We have acted as Canadian counsel to Neovasc Inc. (the “Company”), a company continued under the laws of Canada, in connection with the offer and sale by the Company, for aggregate gross proceeds of US$6,106,810.02, of (i) common shares in the capital of the Company (the “Shares”) pursuant to a Registration Statement on Form F-3 (Registration No. 333-245385) (the “Registration Statement”), declared effective by the U.S. Securities and Exchange Commission (the “SEC”) on September 14, 2020, under the Securities Act of 1933, as amended (the “Securities Act”), the prospectus included in the Registration Statement (the “Base Prospectus”), and the prospectus supplement related to the Shares filed by the Company on December 9, 2020 with the SEC pursuant to Rule 424(b)(5) promulgated under the Securities Act (together with the Base Prospectus, the “Prospectus”) and (ii) common share purchase warrants (the “Warrants”) in a concurrent private placement.
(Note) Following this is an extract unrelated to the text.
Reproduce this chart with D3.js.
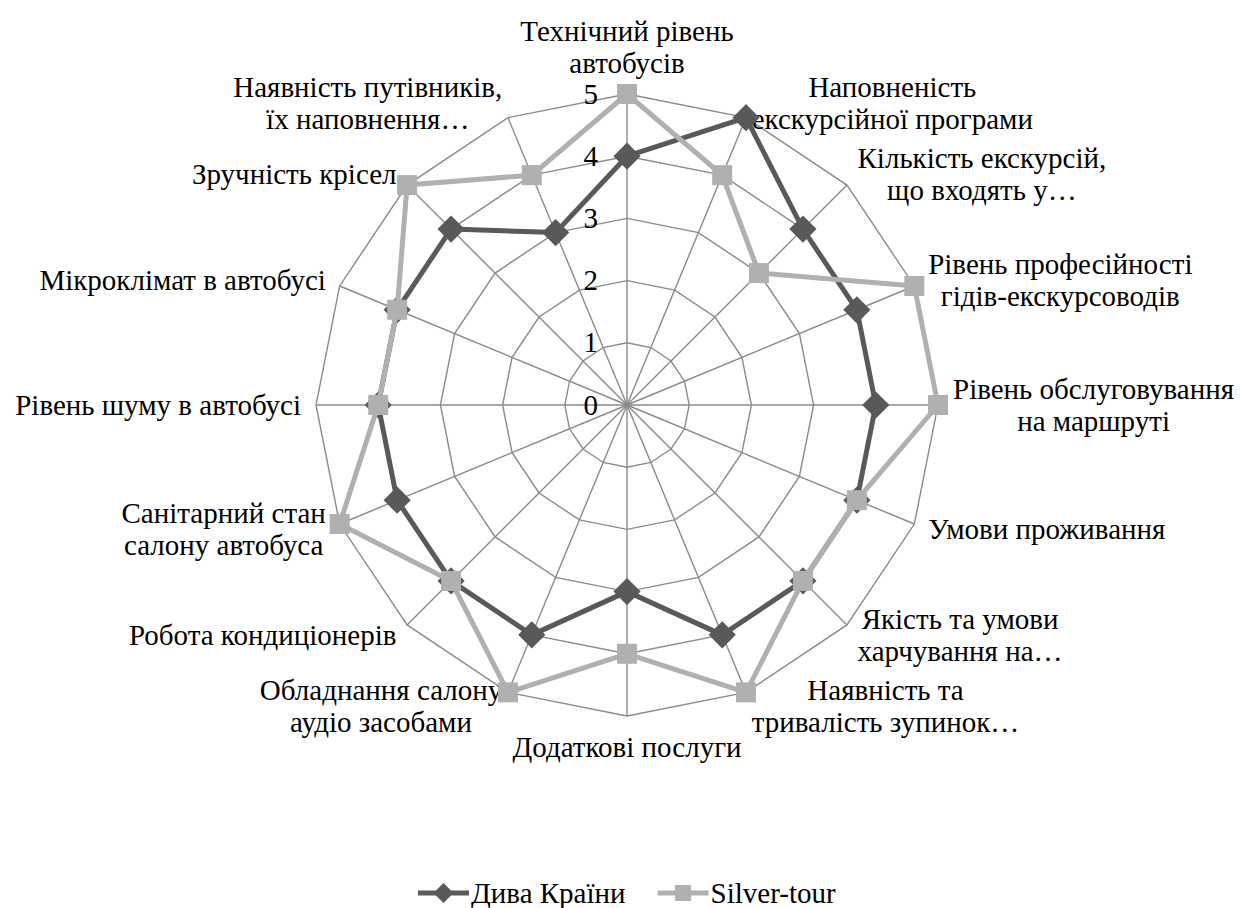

The offer and sale of the Shares and Warrants is being made pursuant to a share purchase agreement (the “Share Purchase Agreement”), dated as of December 8, 2020, by and between the Company, H.C. Wainwright & Co., LLC as exclusive placement agent and certain investors.
In connection with giving this opinion, we have examined the Registration Statement (including exhibits thereto) and the Prospectus. We have also examined originals, certified or otherwise identified to our satisfaction, of such public and corporate records, certificates, instruments and other documents as we have considered necessary in order to express the opinion set out below. With respect to the accuracy of factual matters material to this opinion, we have relied upon certificates or comparable documents and representations of public officials and of officers and representatives of the Company.
In giving this opinion, we have assumed the genuineness of all signatures, the authenticity of all documents submitted to us as originals and the conformity to original documents of all documents submitted to us as copies, certified or otherwise identified to our satisfaction. We have also considered such questions of law as we have deemed relevant and necessary as a basis for the opinion hereinafter expressed.
The opinion expressed herein is limited to matters governed by the laws of the Province of British Columbia and the laws of Canada applicable therein.
Based and relying upon and subject to the foregoing, we are of the opinion that:
(1) | the offer and sale of the Shares and Warrants have been duly authorized by the Company; |
(2) | when the Shares are issued and paid for in accordance with the terms of the Engagement Agreement, the Shares will be validly issued, fully paid and non-assessable shares in the capital of the Company; and |
(3) | the common shares issuable upon the due exercise of the Warrants and payment to the Company of the exercise price therefor in accordance with the terms of the certificates representing the Warrants, will be validly issued as fully paid and non-assessable common shares in the capital of the Company. |
We hereby consent to the reference to our firm under the headings “Legal Matters” and “Enforceability of Civil Liabilities” in the Prospectus and to the filing of this opinion letter as an exhibit to a Current Report on Form 6-K to be filed by the Company with the SEC for incorporation by reference into the Registration Statement. In giving this consent, we do not hereby agree that we are within the category of persons whose consent is required under Section 7 of the Securities Act or the rules and regulations of the SEC promulgated thereunder.
This opinion is effective as at the date hereof and is based upon laws in effect and facts in existence as at the date hereof. We express no opinion as to the effect of future laws or judicial decisions on the subject matter hereof, nor do we undertake any duty to modify this opinion to reflect subsequent facts or developments concerning the Company or developments in the law occurring after the date hereof.